To reveal the means by which information is preserved as it is in genetics, physicists now understand that, like DNA, all materials possess definitive properties, or distinctive capabilities, which are identical in every regard to data itself. Simply in looking to our night skies, for example, we see that they are absolutely teeming with detailed information about the entire universe, fully preserved even after many light years of unending travel.
Of course, while Darwin taught us that all species are relative, Einstein then showed us that everything is ultimately relative. So in applying selection to all of physics, these two very similar theories are further united, as is science itself and as never before. Universel selection is therefore a logical extension of not only Darwin's work but Einstein's. Like living things, nonbiological phenomena too are self-adapted to the universe through the simplest physics possible, and our knowledge of such together reveals the relative order behind everything known.

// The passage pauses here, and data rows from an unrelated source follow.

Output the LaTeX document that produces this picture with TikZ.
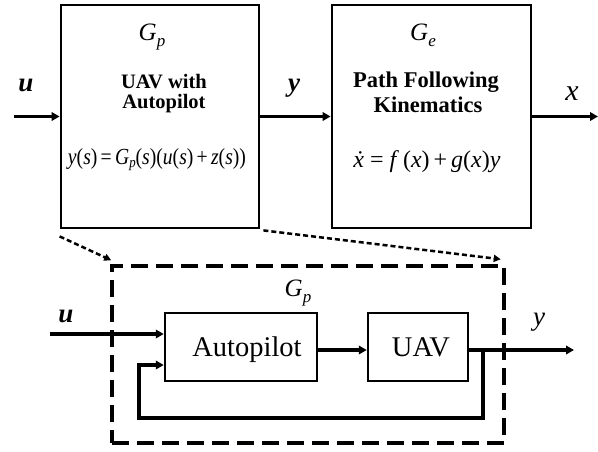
\documentclass[tikz,border=0pt]{standalone}
\usepackage{fontspec}
\setmainfont{Liberation Serif}
\usetikzlibrary{arrows.meta,calc}
\newcommand{\vi}[1]{\textit{#1}}
\tikzset{
  blk/.style={draw, line width=2.8pt, inner sep=0pt},
  arr/.style={line width=3.5pt, -{Triangle[length=8pt,width=8.5pt]}},
  dotarr/.style={line width=2.5pt, dash pattern=on 5pt off 3pt, -{Triangle[length=7pt,width=7pt]}},
  dbox/.style={draw, line width=3.5pt, dash pattern=on 17pt off 8pt, inner sep=0pt},
  lbl/.style={anchor=base, inner sep=0pt},
}
\begin{document}
\begin{tikzpicture}[x=1pt,y=-1pt]
\useasboundingbox (0,0) rectangle (598,451);

% upper row: plant and path-following kinematics
\node[blk, minimum width=198pt, minimum height=223pt] (gpbox) at (160,116.5) {};
\node[blk, minimum width=199pt, minimum height=223pt] (gebox) at (431.5,116.5) {};

\node[lbl, font=\fontsize{25}{27}\selectfont] (gp1) at (152,40) {\vi{G}\raisebox{-6pt}{\fontsize{17}{18}\selectfont\vi{p}}};
\node[lbl, font=\bfseries\fontsize{20.5}{22}\selectfont] (t1) at (164,88) {UAV with};
\node[lbl, font=\bfseries\fontsize{20.5}{22}\selectfont] (t2) at (164,108) {Autopilot};
\node[lbl, font=\fontsize{23}{25}\selectfont] (eq1) at (157,164)
  {\resizebox{178pt}{\height}{\vi{y}(\vi{s})\,=\,\vi{G}\raisebox{-3pt}{\fontsize{15}{16}\selectfont\vi{p}}(\vi{s})(\vi{u}(\vi{s})\,+\,\vi{z}(\vi{s}))}};

\node[lbl, font=\fontsize{25}{27}\selectfont] (ge1) at (423,40) {\vi{G}\raisebox{-6pt}{\fontsize{17}{18}\selectfont\vi{e}}};
\node[lbl, font=\bfseries\fontsize{22.5}{24}\selectfont] (t3) at (426,87) {Path Following};
\node[lbl, font=\bfseries\fontsize{22.5}{24}\selectfont] (t4) at (428,112) {Kinematics};
\node[lbl, font=\fontsize{24}{26}\selectfont] (eq2) at (427,167) {\vi{\.{x}} = \vi{f}\,(\vi{x})\,+\,\vi{g}(\vi{x})\vi{y}};

% upper signals
\coordinate (uin) at (14,116.5);
\coordinate (xout) at (598,116.5);
\draw[arr] (uin) -- (gpbox.west);
\draw[arr] (gpbox.east) -- (gebox.west);
\draw[arr] (gebox.east) -- (xout);
\node[lbl, font=\bfseries\itshape\fontsize{27}{29}\selectfont] (lu) at (26,91) {u};
\node[lbl, font=\bfseries\itshape\fontsize{27}{29}\selectfont] (ly) at (294,91) {y};
\node[lbl, font=\itshape\fontsize{30}{32}\selectfont] (lx) at (572,100) {x};

% expanded view of G_p
\node[dbox, minimum width=392pt, minimum height=177pt] (dbx) at (308,354.5) {};
\node[blk, line width=2.5pt, minimum width=152pt, minimum height=68pt] (ap) at (241,347) {};
\node[blk, line width=2.5pt, minimum width=100pt, minimum height=68pt] (uav) at (418,347) {};
\node[lbl, font=\fontsize{28.5}{30}\selectfont] (apt) at (247,356) {Autopilot};
\node[lbl, font=\fontsize{28.5}{30}\selectfont] (uavt) at (421,356) {UAV};
\node[lbl, font=\fontsize{25}{27}\selectfont] (gp2) at (298,296) {\vi{G}\raisebox{-6pt}{\fontsize{17}{18}\selectfont\vi{p}}};

\draw[dotarr] ($(gpbox.south west)+(0,7)$) -- ($(dbx.north west)+(1,-4)$);
\draw[dotarr] ($(gpbox.south east)+(3,1)$) -- ($(dbx.north east)+(-5,-5)$);

% lower signals
\coordinate (uin2) at (50,334);
\coordinate (yo) at (574,350);
\coordinate (br) at (483,350);
\coordinate (fbl) at (139,418);
\coordinate (fbin) at (139,365);
\draw[arr] (uin2) -- (uin2 -| ap.west);
\draw[arr] (ap.east |- yo) -- (uav.west |- yo);
\draw[arr] (uav.east |- yo) -- (yo);
\draw[arr] (br) |- (fbl) -- (fbin) -- (fbin -| ap.west);
\node[lbl, font=\bfseries\itshape\fontsize{27}{29}\selectfont] (lu2) at (66,322) {u};
\node[lbl, font=\itshape\fontsize{27}{29}\selectfont] (ly2) at (539,325) {y};
\end{tikzpicture}
\end{document}
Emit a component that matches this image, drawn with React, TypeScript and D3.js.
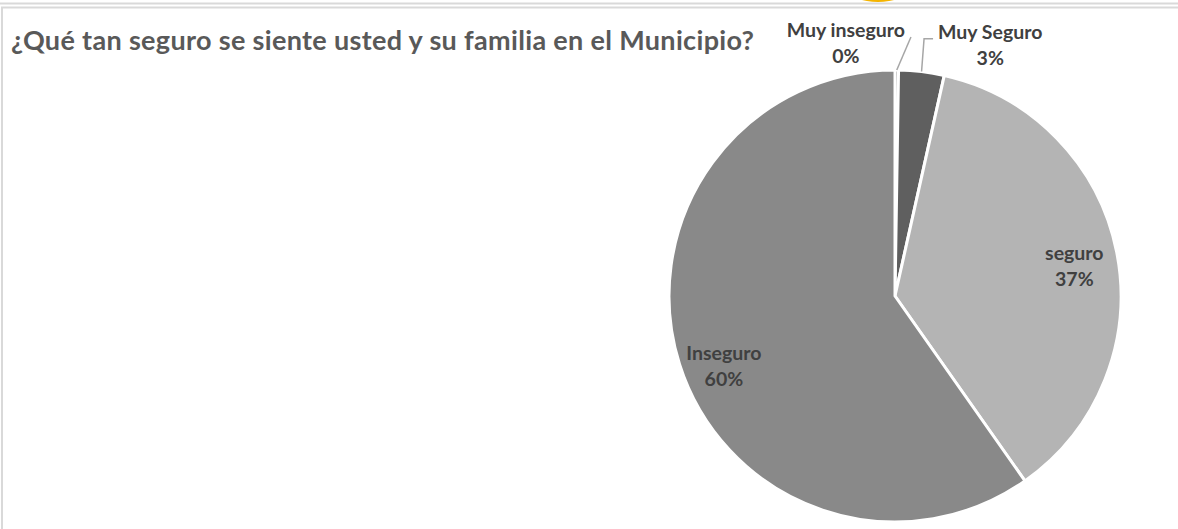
import * as d3 from 'd3';
import React, { useEffect, useRef } from 'react';

// Respuestas por categoría (orden de Excel, en sentido horario desde las 12)
const categories = ['Muy inseguro', 'Muy Seguro', 'seguro', 'Inseguro'];
const counts = [1, 13, 147, 239];
const sliceColors = ['#3f3f3f', '#5f5f5f', '#b4b4b4', '#898989'];
const title = '¿Qué tan seguro se siente usted y su familia en el Municipio?';

// where Excel dropped each label: angle in degrees clockwise from 12 o'clock, distance as share of radius
const labelPlacement = {
    'Muy inseguro': { angle: -11.3, r: 1.11, leader: 'right' },
    'Muy Seguro': { angle: 21.3, r: 1.16, leader: 'left' },
    'seguro': { angle: 82.7, r: 0.8 },
    'Inseguro': { angle: 245.8, r: 0.83 },
};

const App = () => {
    const svgRef = useRef(null);

    useEffect(() => {
        const width = 1178;
        const height = 529;
        const cx = 895;
        const cy = 296;
        const radius = 226;

        const svg = d3.select(svgRef.current);
        svg.selectAll('*').remove();
        svg.attr('width', width).attr('height', height);

        // frame bits of the worksheet around the chart
        svg.append('line')
            .attr('x1', 0).attr('x2', width)
            .attr('y1', 3.5).attr('y2', 3.5)
            .attr('stroke', '#d9d9d9').attr('stroke-width', 2);
        svg.append('path')
            .attr('d', `M2,${height} L2,7.5 L${width},7.5`)
            .attr('fill', 'none')
            .attr('stroke', '#d9d9d9').attr('stroke-width', 2);
        svg.append('ellipse')
            .attr('cx', 878).attr('cy', -10)
            .attr('rx', 29).attr('ry', 12)
            .attr('fill', '#f4b400');

        svg.append('text')
            .attr('x', 11)
            .attr('y', 50)
            .attr('fill', '#595959')
            .style('font-family', 'Lato, sans-serif')
            .style('font-weight', 700)
            .style('font-size', '27px')
            .style('letter-spacing', '0.33px')
            .text(title);

        const data = categories.map((name, i) => ({ name, value: counts[i], color: sliceColors[i] }));
        const total = d3.sum(counts);

        const pie = d3.pie().sort(null).value(d => d.value);
        const arc = d3.arc().innerRadius(0).outerRadius(radius);
        const arcs = pie(data);

        const g = svg.append('g').attr('transform', `translate(${cx},${cy})`);

        g.selectAll('path.slice')
            .data(arcs)
            .enter()
            .append('path')
            .attr('class', 'slice')
            .attr('d', arc)
            .attr('fill', d => d.data.color)
            .attr('stroke', '#ffffff')
            .attr('stroke-width', 3)
            .attr('stroke-linejoin', 'round');

        // labels
        arcs.forEach(d => {
            const p = labelPlacement[d.data.name];
            const a = (p.angle * Math.PI) / 180;
            const lx = Math.sin(a) * radius * p.r;
            const ly = -Math.cos(a) * radius * p.r;
            const pct = d3.format('.0%')(d.data.value / total);
            const t = g.append('text')
                .attr('text-anchor', 'middle')
                .attr('fill', '#404040')
                .style('font-family', 'Lato, sans-serif')
                .style('font-weight', 700)
                .style('font-size', '19.5px');
            const first = t.append('tspan').attr('x', lx).attr('y', ly - 13).text(d.data.name);
            t.append('tspan').attr('x', lx).attr('y', ly + 13).text(pct);

            if (p.leader) {
                // leader line from the slice edge to the label
                const w = first.node().getComputedTextLength();
                const mid = (d.startAngle + d.endAngle) / 2;
                const ex = Math.sin(mid) * radius;
                const ey = -Math.cos(mid) * radius;
                const yEnd = ly - 13;
                const pts = p.leader === 'left'
                    ? [[ex, ey], [ex + 2.5, yEnd], [lx - w / 2 - 5, yEnd]]
                    : [[ex, ey], [lx + w / 2 + 6, yEnd]];
                g.append('path')
                    .attr('d', d3.line()(pts))
                    .attr('fill', 'none')
                    .attr('stroke', '#a6a6a6')
                    .attr('stroke-width', 1.5);
            }
        });
    }, []);

    return (
        <div style={{ position: 'absolute', left: 0, top: 0 }}>
            <svg ref={svgRef} style={{ display: 'block' }}></svg>
        </div>
    );
};

export default App;
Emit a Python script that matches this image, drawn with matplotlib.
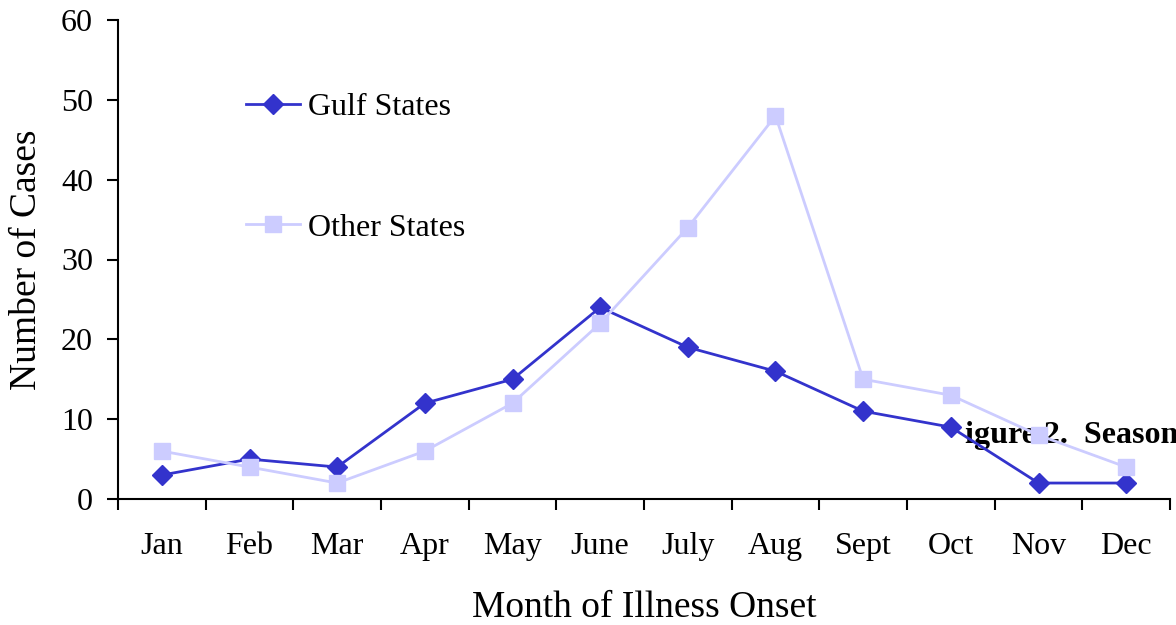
import numpy as np
import matplotlib
matplotlib.use("Agg")
import matplotlib.pyplot as plt

plt.rcParams['font.family'] = ['Liberation Serif', 'DejaVu Serif']

months = ["Jan", "Feb", "Mar", "Apr", "May", "June", "July", "Aug", "Sept", "Oct", "Nov", "Dec"]
gulf = [3, 5, 4, 12, 15, 24, 19, 16, 11, 9, 2, 2]
other = [6, 4, 2, 6, 12, 22, 34, 48, 15, 13, 8, 4]

fig = plt.figure(figsize=(11.76, 6.25), dpi=100)
ax = fig.add_axes([118/1176, 126/625, 1052/1176, 479/625])

x = np.arange(len(months)) + 0.5
ax.plot(x, gulf, color="#3333CC", lw=2, marker="D", ms=10, label="Gulf States", zorder=3)
fig.text(965/1176, 1 - 436/625, "igure 2.  Season", fontsize=23, fontweight="bold",
         va="center", ha="left", zorder=4)
ax.plot(x, other, color="#CCCCFF", lw=2, marker="s", ms=11, label="Other States", zorder=5)
ax.set_zorder(5)
ax.patch.set_visible(False)

ax.set_xlim(0, 12)
ax.set_ylim(0, 60)
ax.set_yticks(range(0, 61, 10))
ax.set_xticks(np.arange(13))
ax.set_xticklabels([])
ax.set_xticks(x, minor=True)
ax.set_xticklabels(months, minor=True)
ax.tick_params(axis="x", which="major", direction="out", length=8, width=1.5)
ax.tick_params(axis="x", which="minor", length=0, pad=24, labelsize=23)
ax.tick_params(axis="y", direction="out", length=8, width=1.5, pad=10, labelsize=23)
for s in ["top", "right"]:
    ax.spines[s].set_visible(False)
for s in ["left", "bottom"]:
    ax.spines[s].set_linewidth(1.5)

ax.set_xlabel("Month of Illness Onset", fontsize=27, labelpad=21)
ax.set_ylabel("Number of Cases", fontsize=27, labelpad=12)

leg = ax.legend(loc="upper left", bbox_to_anchor=(217/1176, 1 - 64/625),
                bbox_transform=fig.transFigure, frameon=False, fontsize=23,
                labelspacing=2.85, handlelength=1.7, handletextpad=0.25)

fig.savefig("out.png", dpi=100)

The book that shook the world has therefore been rewritten, and it is logically titled The Origin of Everything. In short, selection explains the evolution of the innumerable phenomena not only in biology, but in every science immaginable. Although the Second Darwinian Revolution is therefore upon us, The Origin of Everything reveals many of the means by which selection utterly transforms even our modern interpretation of life, Nature and, however incredibly, their outright self-organization. This work illuminates the powerful principle which led not only to the inevitable formation of our universe, our planet, and even life, but to their enormous measures of stability as well. Of course, it also gave rise to Earth's many stable lifeforms and eventually even to ourselves as the most adaptive and, arguably, the most stable phenomenon of all. With our own advent in particular, we are then able to see how blind selection, prevalent from the beginning of time, has now given rise to true and rational selection. In effect, an understanding in terms of survival of the fittest even reveals the continuous and ever-present means by which the cosmos itself has now evolved to the point that it has become, of all things, self-aware. Explaining the formation of lasting phenomena throughout our cosmos, Kelley therefore demonstrates that this ubiquitous principle is the missing piece throughout Natural Science in its entirety. He has thus revealed what appears in every regard as the most fundamental law of existence itself--i.e., maitain stability or altogether desist.